Entre os pedidos havia armas e até um helicóptero. Os presos queriam fugir e exigiram que o governo providenciasse um carro-forte e uma aeronave para que pelo menos os líderes da rebelião pudessem sair da unidade. O bilhete escrito pelos presidiários com todas as exigências foi entregue ao diretor do presídio da época, Ary Roosevelt — que chegou a entrar em contato com superiores solicitando orientações para medidas a serem adotadas. Naquele momento, o presídio já estava cercado por centenas de policiais militares e civis fortemente armados.

“Foram momentos muito tensos, como se meus colegas de outras emissoras e eu pudéssemos ser mortos ali a qualquer momento”, relembrou Thelmo Scarpine. Uma jornalista, que estava em período de amamentação do filho pequeno, chegou a ser liberada pelos presos após os colegas pedirem. Os demais profissionais que ficaram eram ameaçados constantemente com facas e outros objetos. No vídeo que compõe esta reportagem é possível assistir ao momento em que detentos aparecem dizendo que "matariam os reféns caso as exigências não fossem cumpridas".

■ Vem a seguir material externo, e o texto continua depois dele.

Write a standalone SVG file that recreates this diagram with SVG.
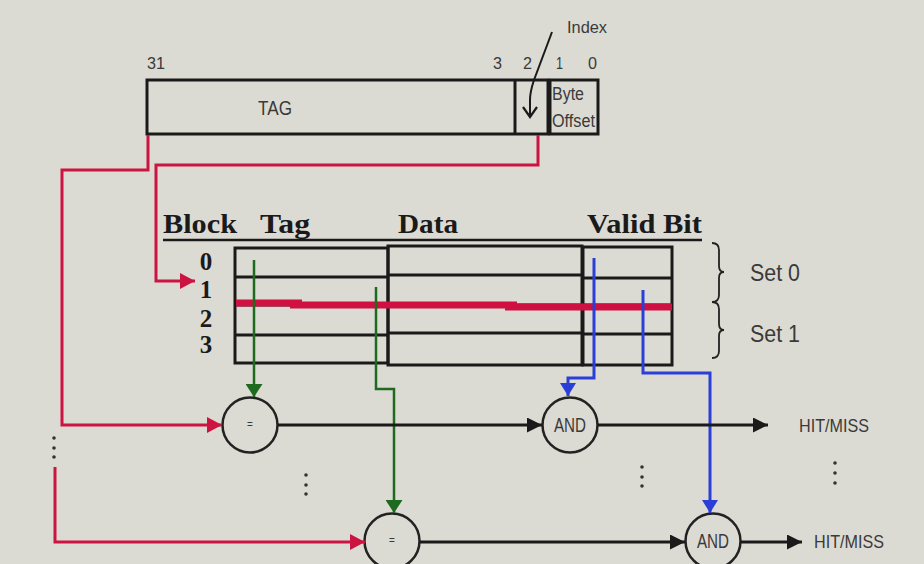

Edgar Ferreira era assistente de cinegrafista da TV Gazeta. A função dele era interna no telejornal Bom Dia ES, mas naquele dia precisou substituir um colega e cobrir a rebelião. "Eu me lembro muito bem que um capitão da Polícia Militar falou para todo mundo: 'Não entre, não entre'. Ninguém sabia naquele momento que alguém iria virar refém na detenção. O que a gente ia fazer? O serviço da gente era documentar o que estava acontecendo lá e mostrar para sociedade. Era o nosso trabalho", relembrou.
Edgar Ferreira
Jornalista
Eles queriam armas e carro para fugir. Não teriam nunca. Aí disseram: 'Vamos fazer um sorteio e matar alguém para mostrarmos que não estamos de brincadeira
Antônio Moreira, cinegrafista da TV Gazeta na época, relembra que foi contra a ideia de entrar no presídio naquele dia. Ele conta que, em meio à tensão, os próprios detentos realizaram o sorteio para decidir quem seria morto — e ele, junto ao repórter Thelmo Scarpine, acabou sendo um dos escolhidos.
"Foram 12 horas de sufoco, de um inferno na vida. Você não tinha esperança. Eu tentava conversar com todos os presos para tentar amenizar a tensão. Eu tinha essa fé que ninguém ia morrer", disse Moreira.
Os presos então separaram os reféns em duplas e em celas separadas. Em determinado momento uma confusão começou: alguns detentos saíram das galerias e invadiram a dos amotinados e os reféns aproveitaram o tumulto para fugir pulando do segundo andar do presídio — de aproximadamente oito metros de altura — enquanto outros escaparam pelas galerias.

Thelmo Scarpine conta que, momentos antes da confusão, a Polícia Militar começou a negociar com outra facção que estava no presídio e falar que ou acabavam com a rebelião ou os militares entrariam. "Aí salve-se quem puder. Alguns presos acabaram se rebelando contra aqueles líderes da rebelião e começaram a briga entre eles. Ali se instaurou um caos, a gente não sabia quem era inimigo, quem era amigo", lembrou.
Moreira finalizou contando que mesmo após todo o filme de terror, alguns jornalistas voltaram à Casa de Detenção de Vila Velha e agradeceram aos presos que os ajudaram a escapar.
Durante a confusão, dois líderes da rebelião, identificados como Volvenax Correia Joaquim, o Tomatinho, e Fernando César Costa, o Fernandinho, foram mortos por detentos que não participavam do motim. Eles estavam presos por crimes como assaltos e assassinatos.